Third, Schiff’s strategy seems wise. Unless the House wants to lose all momentum, drag this out until 2020, and litigate up and down the federal courts, it is best to move on for now. “Litigation equals avoidable delay and isn’t needed any longer,” tweets constitutional scholar Laurence Tribe. “We have the evidence now to prove clearly impeachable offenses. On to public hearings!”

Nothing prevents the House from simultaneously litigating and pursuing impeachment. If the former is successful, the new evidence can be thrown into the hopper for the Senate trial.

Fourth, the average mid-ranking civil servant trapped between orders from the White House and a subpoena is quite different than a Cabinet-level official such as Secretary of State Mike Pompeo or Attorney General William P. Barr, who are witnesses to serious misconduct and choose to assist the president’s stonewalling campaign. Congress could exercise its power of “inherent contempt” and try to lock these guys up, but that seems unwieldy. A better solution would be to proceed to impeachment of those senior officials as Trump’s impeachment moves to the Senate.

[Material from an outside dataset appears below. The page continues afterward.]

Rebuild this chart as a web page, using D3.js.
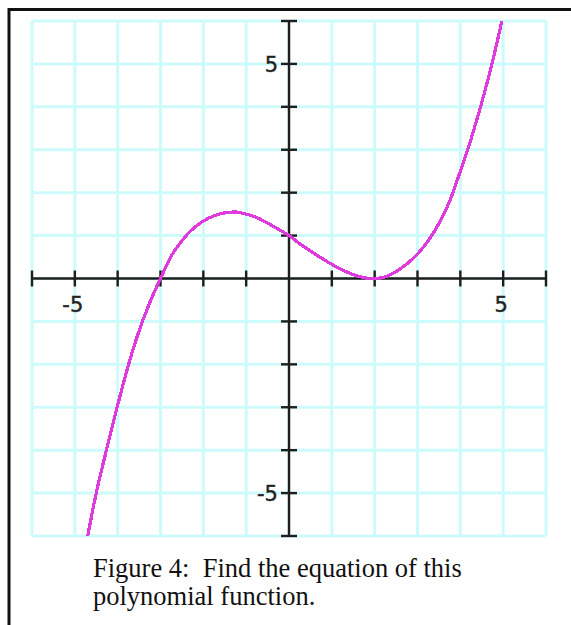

Senior officials who know full well there is no “absolute immunity” and whose actions are themselves suspect should not be able to hide behind a phony privilege claim. Pompeo, by recalling former ambassador to Ukraine Marie Yovanovitch, was arguably acting in furtherance of the conspiracy to enlist Ukraine’s help in the election. Barr has been traveling the globe to solicit dirt on Biden. Acting chief of staff Mick Mulvaney allegedly held up funds for Ukraine for Trump’s political benefit. For those officials in Senate-confirmed positions, impeachment on their underlying conduct and on their refusal to show up for testimony should be on the table. Witnesses can take the Fifth, but that is not a realistic option if they want to remain in the administration.

In short, there must be a severe consequence for officials participating in a stonewall campaign. The most logical and easily available power at Congress’s disposal is the impeachment power. If nothing else, it should give future Cabinet officials pause before complying with a baseless claim of privilege that just so happens to conceal their own role in impeachable conduct.